**Task to carry out:** Exclude the pictures, then copy word for word the lines running from the beginning of the records through the line with "d3.scaleLinear().domain([20, 102.5]).range([innerH, 0]);".

**Material:**

^^^^^^^^^^^^^^^^

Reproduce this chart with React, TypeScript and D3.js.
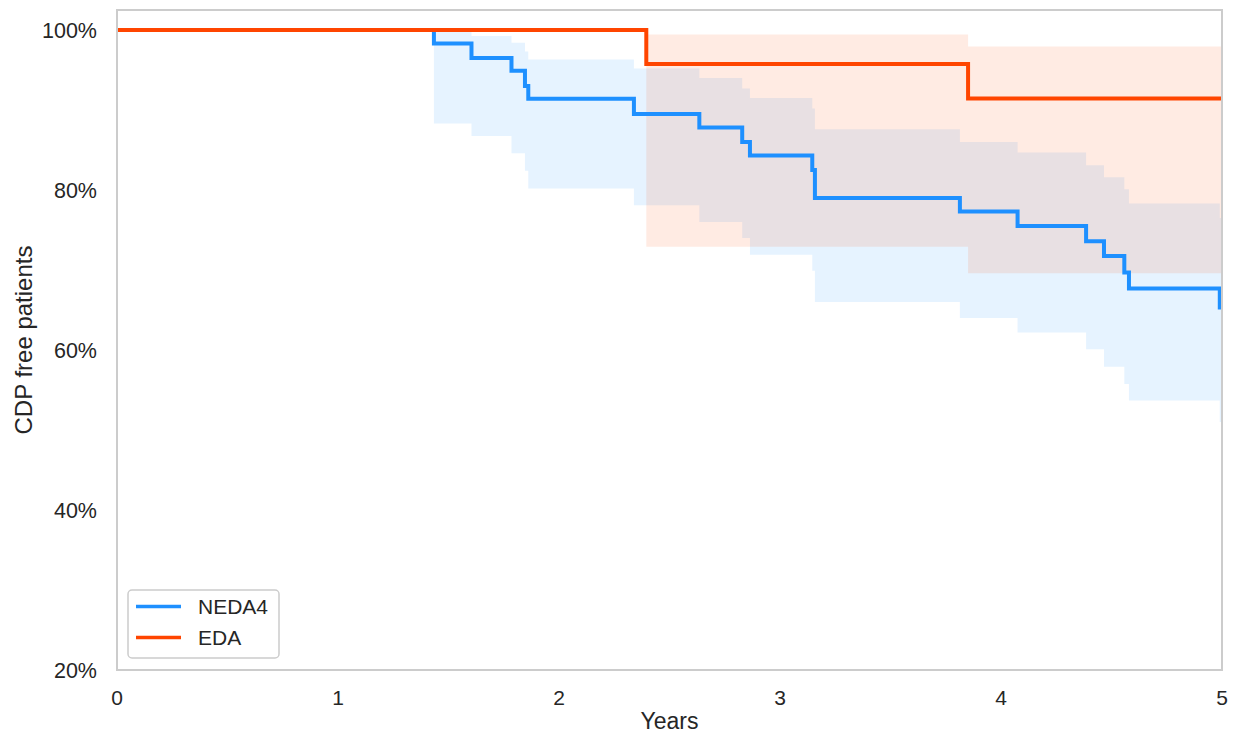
import React, { useEffect, useRef } from 'react';
import * as d3 from 'd3';

// Kaplan-Meier estimates (years, % CDP free)
const neda4Times = [0, 1.434, 1.604, 1.785, 1.846, 1.861, 2.339, 2.635, 2.829, 2.864, 3.146, 3.158, 3.814, 4.075, 4.385, 4.466, 4.558, 4.579, 4.99];
const neda4Surv = [100, 98.3, 96.5, 94.9, 93.0, 91.4, 89.5, 87.8, 86.0, 84.3, 82.5, 79.0, 77.3, 75.5, 73.6, 71.75, 69.7, 67.7, 65.3];
const neda4Upper = [100, 99.8, 99.25, 98.4, 97.3, 96.3, 95.2, 94.0, 92.7, 91.5, 90.2, 87.6, 86.0, 84.7, 83.1, 81.6, 80.1, 78.3, 76.5];
const neda4Lower = [100, 88.3, 86.75, 84.6, 82.4, 80.2, 78.1, 76.0, 74.0, 71.9, 69.9, 66.0, 64.0, 62.2, 60.1, 57.9, 55.75, 53.7, 51.0];

const edaTimes = [0, 2.395, 3.851];
const edaSurv = [100, 95.75, 91.45];
const edaUpper = [100, 99.45, 97.95];
const edaLower = [100, 72.9, 69.6];

const xTicks = [0, 1, 2, 3, 4, 5];
const yTicks = [20, 40, 60, 80, 100];

const seriesNames = ['NEDA4', 'EDA'];
const seriesColors = ['#1e90ff', '#ff4500'];

const WIDTH = 1244;
const HEIGHT = 735;

const App = () => {
  const chartRef = useRef<HTMLDivElement>(null);

  useEffect(() => {
    drawChart();
  }, []);

  const drawChart = () => {
    const margin = { top: 10, right: 22, bottom: 65, left: 117 };
    const innerW = WIDTH - margin.left - margin.right;
    const innerH = HEIGHT - margin.top - margin.bottom;
    const font = '"Liberation Sans", Arial, sans-serif';
    const textColor = '#262626';

    d3.select(chartRef.current).select('svg').remove();

    const svg = d3.select(chartRef.current)
      .append('svg')
      .attr('width', WIDTH)
      .attr('height', HEIGHT)
      .style('display', 'block');

    const g = svg.append('g')
      .attr('transform', `translate(${margin.left},${margin.top})`);

    const x = d3.scaleLinear().domain([0, 5]).range([0, innerW]);
    const y = d3.scaleLinear().domain([20, 102.5]).range([innerH, 0]);

    svg.append('defs').append('clipPath')
      .attr('id', 'plot-clip')
      .append('rect')
      .attr('width', innerW)
      .attr('height', innerH);

    const plot = g.append('g').attr('clip-path', 'url(#plot-clip)');

    const build = (times, surv, upper, lower) => {
      const rows = times.map((t, i) => ({ t, s: surv[i], hi: upper[i], lo: lower[i] }));
      const last = rows[rows.length - 1];
      rows.push({ t: 5, s: last.s, hi: last.hi, lo: last.lo });
      return rows;
    };

    const series = [
      build(neda4Times, neda4Surv, neda4Upper, neda4Lower),
      build(edaTimes, edaSurv, edaUpper, edaLower),
    ];

    const area = d3.area<any>()
      .x(d => x(d.t))
      .y0(d => y(d.lo))
      .y1(d => y(d.hi))
      .curve(d3.curveStepAfter);

    const line = d3.line<any>()
      .x(d => x(d.t))
      .y(d => y(d.s))
      .curve(d3.curveStepAfter);

    series.forEach((rows, i) => {
      plot.append('path')
        .attr('d', area(rows))
        .style('fill', seriesColors[i])
        .style('fill-opacity', 0.11)
        .style('stroke', 'none');
    });

    series.forEach((rows, i) => {
      plot.append('path')
        .attr('d', line(rows))
        .style('fill', 'none')
        .style('stroke', seriesColors[i])
        .style('stroke-width', 4);
    });

    // frame
    g.append('rect')
      .attr('width', innerW)
      .attr('height', innerH)
      .style('fill', 'none')
      .style('stroke', '#cccccc')
      .style('stroke-width', 2);

    // tick labels
    g.selectAll('.xtick')
      .data(xTicks)
      .enter()
      .append('text')
      .attr('x', d => x(d))
      .attr('y', innerH + 35)
      .attr('text-anchor', 'middle')
      .style('font-family', font)
      .style('font-size', '21px')
      .style('fill', textColor)
      .text(d => d);

    g.selectAll('.ytick')
      .data(yTicks)
      .enter()
      .append('text')
      .attr('x', -20)
      .attr('y', d => y(d))
      .attr('dy', '0.36em')
      .attr('text-anchor', 'end')
      .style('font-family', font)
      .style('font-size', '21.5px')
      .style('fill', textColor)
      .text(d => `${d}%`);

    // axis labels
    g.append('text')
      .attr('x', innerW / 2)
      .attr('y', innerH + 59)
      .attr('text-anchor', 'middle')
      .style('font-family', font)
      .style('font-size', '23px')
      .style('fill', textColor)
      .text('Years');

    g.append('text')
      .attr('transform', `translate(${-85},${innerH / 2}) rotate(-90)`)
      .attr('text-anchor', 'middle')
      .style('font-family', font)
      .style('font-size', '24px')
      .style('fill', textColor)
      .text('CDP free patients');

    // legend
    const legend = g.append('g').attr('transform', `translate(11,${innerH - 80})`);
    legend.append('rect')
      .attr('width', 151)
      .attr('height', 68)
      .attr('rx', 4)
      .style('fill', 'white')
      .style('fill-opacity', 0.8)
      .style('stroke', '#cccccc')
      .style('stroke-width', 1.5);

    seriesNames.forEach((name, i) => {
      const ly = 16.5 + i * 31;
      legend.append('line')
        .attr('x1', 8)
        .attr('x2', 53)
        .attr('y1', ly)
        .attr('y2', ly)
        .style('stroke', seriesColors[i])
        .style('stroke-width', 3.5);
      legend.append('text')
        .attr('x', 70)
        .attr('y', ly)
        .attr('dy', '0.36em')
        .style('font-family', font)
        .style('font-size', '21px')
        .style('fill', textColor)
        .text(name);
    });
  };

  return (
    <div style={{ position: 'absolute', left: 0, top: 0 }} ref={chartRef}></div>
  );
};

export default App;
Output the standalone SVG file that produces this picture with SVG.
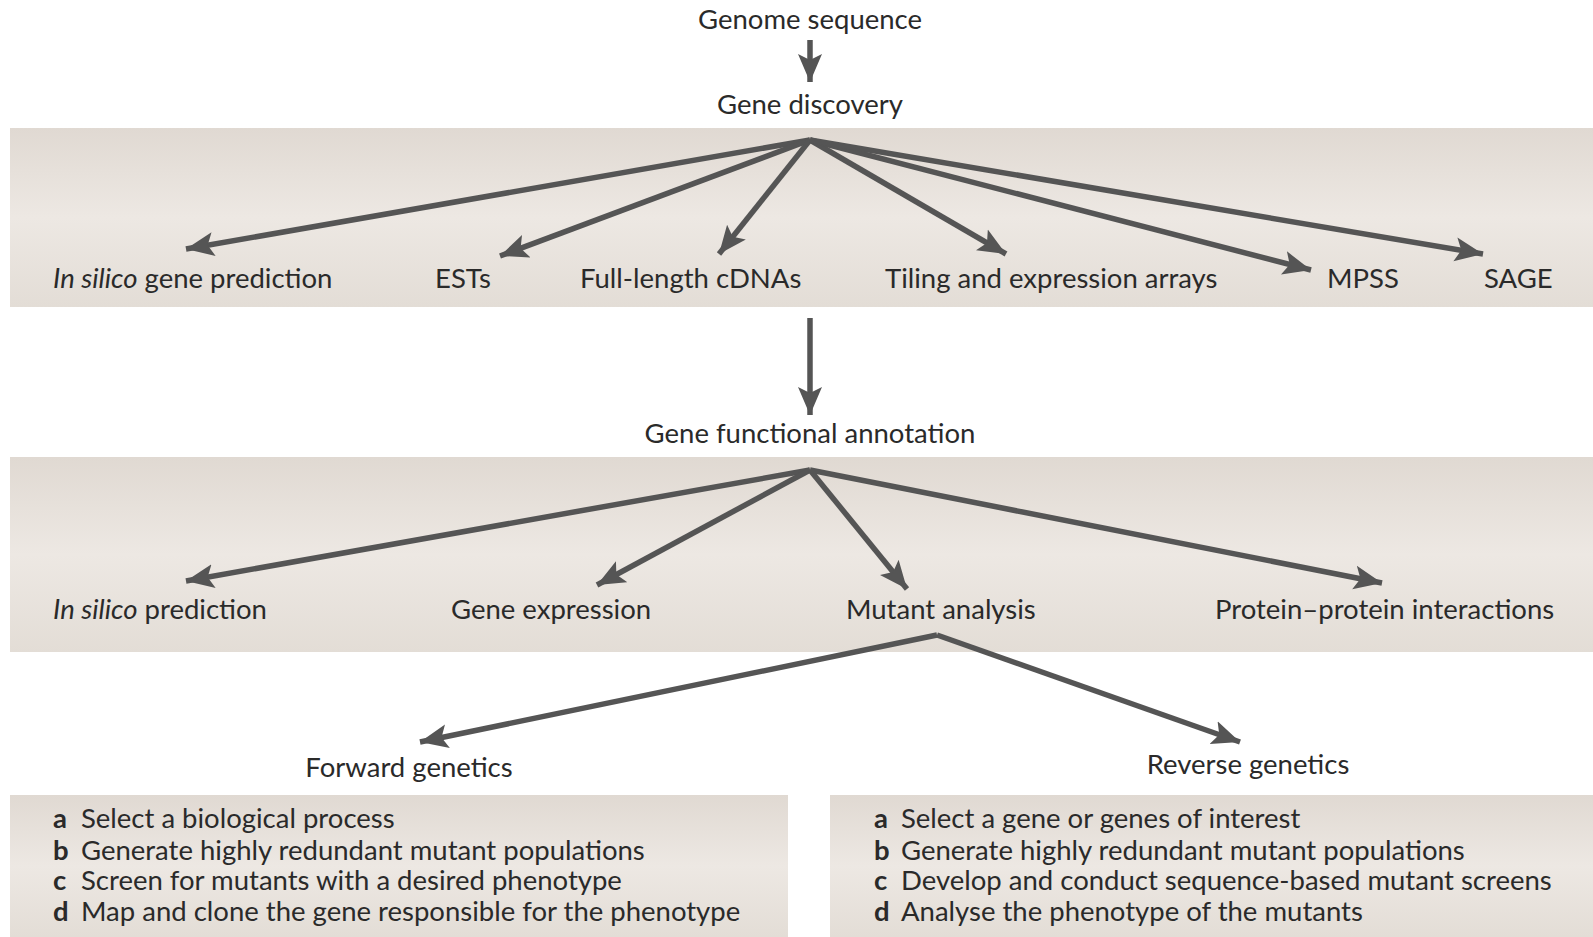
<svg xmlns="http://www.w3.org/2000/svg" width="1593" height="937" viewBox="0 0 1593 937">
<style>
text{font-family:Lato,"Open Sans","Liberation Sans",sans-serif;fill:#2a2a2a;font-size:27.5px}
.c{text-anchor:middle}
.i{font-style:italic}
.b{font-weight:bold}
.ln{stroke:#555;stroke-width:5.5;fill:none;marker-end:url(#ah)}
.band{fill:url(#bg)}
</style>
<defs>
<linearGradient id="bg" x1="0" y1="0" x2="0" y2="1">
<stop offset="0" stop-color="#e0d9d2"/>
<stop offset="0.5" stop-color="#ede8e3"/>
<stop offset="1" stop-color="#e3ddd6"/>
</linearGradient>
<marker id="ah" markerUnits="userSpaceOnUse" markerWidth="30" markerHeight="26" viewBox="0 0 30 26" refX="28" refY="13" orient="auto">
<path d="M0,1 L28,13 L0,25 L6,13 Z" fill="#555"/>
</marker>
</defs>
<rect width="1593" height="937" fill="#fff"/>
<rect class="band" x="10" y="128" width="1583" height="179"/>
<rect class="band" x="10" y="457" width="1583" height="195"/>
<rect class="band" x="10" y="795" width="778" height="142"/>
<rect class="band" x="830" y="795" width="763" height="142"/>

<g id="connectors">
<line class="ln" x1="810" y1="40" x2="810" y2="82"/>
<line class="ln" x1="810" y1="140" x2="186" y2="249"/>
<line class="ln" x1="810" y1="140" x2="500" y2="256"/>
<line class="ln" x1="810" y1="140" x2="719" y2="254"/>
<line class="ln" x1="810" y1="140" x2="1006" y2="254"/>
<line class="ln" x1="810" y1="140" x2="1311" y2="270"/>
<line class="ln" x1="810" y1="140" x2="1483" y2="254"/>
<line class="ln" x1="810" y1="318" x2="810" y2="415"/>
<line class="ln" x1="810" y1="470" x2="186" y2="581"/>
<line class="ln" x1="810" y1="470" x2="597" y2="585"/>
<line class="ln" x1="810" y1="470" x2="907" y2="589"/>
<line class="ln" x1="810" y1="470" x2="1382" y2="583"/>
<line class="ln" x1="937" y1="635" x2="420" y2="742"/>
<line class="ln" x1="937" y1="635" x2="1240" y2="742"/>
</g>

<g id="genome"><text class="c" x="810" y="29">Genome sequence</text></g>
<g id="discovery"><text class="c" x="810" y="114">Gene discovery</text></g>
<g id="insilico1"><text x="53" y="288"><tspan class="i">In silico</tspan> gene prediction</text></g>
<g id="ests"><text x="435" y="288">ESTs</text></g>
<g id="cdna"><text x="580" y="288">Full-length cDNAs</text></g>
<g id="tiling"><text x="885" y="288">Tiling and expression arrays</text></g>
<g id="mpss"><text x="1327" y="288">MPSS</text></g>
<g id="sage"><text x="1484" y="288">SAGE</text></g>
<g id="annotation"><text class="c" x="810" y="443">Gene functional annotation</text></g>
<g id="insilico2"><text x="53" y="619"><tspan class="i">In silico</tspan> prediction</text></g>
<g id="expression"><text x="451" y="619">Gene expression</text></g>
<g id="mutant"><text x="846" y="619">Mutant analysis</text></g>
<g id="ppi"><text x="1215" y="619">Protein–protein interactions</text></g>
<g id="forward"><text class="c" x="409" y="777">Forward genetics</text></g>
<g id="reverse"><text class="c" x="1248" y="774">Reverse genetics</text></g>
<g id="forward-steps">
<text x="53" y="828"><tspan class="b">a</tspan><tspan x="81">Select a biological process</tspan></text>
<text x="53" y="860"><tspan class="b">b</tspan><tspan x="81">Generate highly redundant mutant populations</tspan></text>
<text x="53" y="890"><tspan class="b">c</tspan><tspan x="81">Screen for mutants with a desired phenotype</tspan></text>
<text x="53" y="921"><tspan class="b">d</tspan><tspan x="81">Map and clone the gene responsible for the phenotype</tspan></text>
</g>
<g id="reverse-steps">
<text x="874" y="828"><tspan class="b">a</tspan><tspan x="901">Select a gene or genes of interest</tspan></text>
<text x="874" y="860"><tspan class="b">b</tspan><tspan x="901">Generate highly redundant mutant populations</tspan></text>
<text x="874" y="890"><tspan class="b">c</tspan><tspan x="901">Develop and conduct sequence-based mutant screens</tspan></text>
<text x="874" y="921"><tspan class="b">d</tspan><tspan x="901">Analyse the phenotype of the mutants</tspan></text>
</g>
</svg>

^^^^^^^^^^^^^^^^

**Completed task:**
Reproduce this chart with React, TypeScript and D3.js.
import React, { useEffect, useRef } from 'react';
import * as d3 from 'd3';

// Kaplan-Meier estimates (years, % CDP free)
const neda4Times = [0, 1.434, 1.604, 1.785, 1.846, 1.861, 2.339, 2.635, 2.829, 2.864, 3.146, 3.158, 3.814, 4.075, 4.385, 4.466, 4.558, 4.579, 4.99];
const neda4Surv = [100, 98.3, 96.5, 94.9, 93.0, 91.4, 89.5, 87.8, 86.0, 84.3, 82.5, 79.0, 77.3, 75.5, 73.6, 71.75, 69.7, 67.7, 65.3];
const neda4Upper = [100, 99.8, 99.25, 98.4, 97.3, 96.3, 95.2, 94.0, 92.7, 91.5, 90.2, 87.6, 86.0, 84.7, 83.1, 81.6, 80.1, 78.3, 76.5];
const neda4Lower = [100, 88.3, 86.75, 84.6, 82.4, 80.2, 78.1, 76.0, 74.0, 71.9, 69.9, 66.0, 64.0, 62.2, 60.1, 57.9, 55.75, 53.7, 51.0];

const edaTimes = [0, 2.395, 3.851];
const edaSurv = [100, 95.75, 91.45];
const edaUpper = [100, 99.45, 97.95];
const edaLower = [100, 72.9, 69.6];

const xTicks = [0, 1, 2, 3, 4, 5];
const yTicks = [20, 40, 60, 80, 100];

const seriesNames = ['NEDA4', 'EDA'];
const seriesColors = ['#1e90ff', '#ff4500'];

const WIDTH = 1244;
const HEIGHT = 735;

const App = () => {
  const chartRef = useRef<HTMLDivElement>(null);

  useEffect(() => {
    drawChart();
  }, []);

  const drawChart = () => {
    const margin = { top: 10, right: 22, bottom: 65, left: 117 };
    const innerW = WIDTH - margin.left - margin.right;
    const innerH = HEIGHT - margin.top - margin.bottom;
    const font = '"Liberation Sans", Arial, sans-serif';
    const textColor = '#262626';

    d3.select(chartRef.current).select('svg').remove();

    const svg = d3.select(chartRef.current)
      .append('svg')
      .attr('width', WIDTH)
      .attr('height', HEIGHT)
      .style('display', 'block');

    const g = svg.append('g')
      .attr('transform', `translate(${margin.left},${margin.top})`);

    const x = d3.scaleLinear().domain([0, 5]).range([0, innerW]);
    const y = d3.scaleLinear().domain([20, 102.5]).range([innerH, 0]);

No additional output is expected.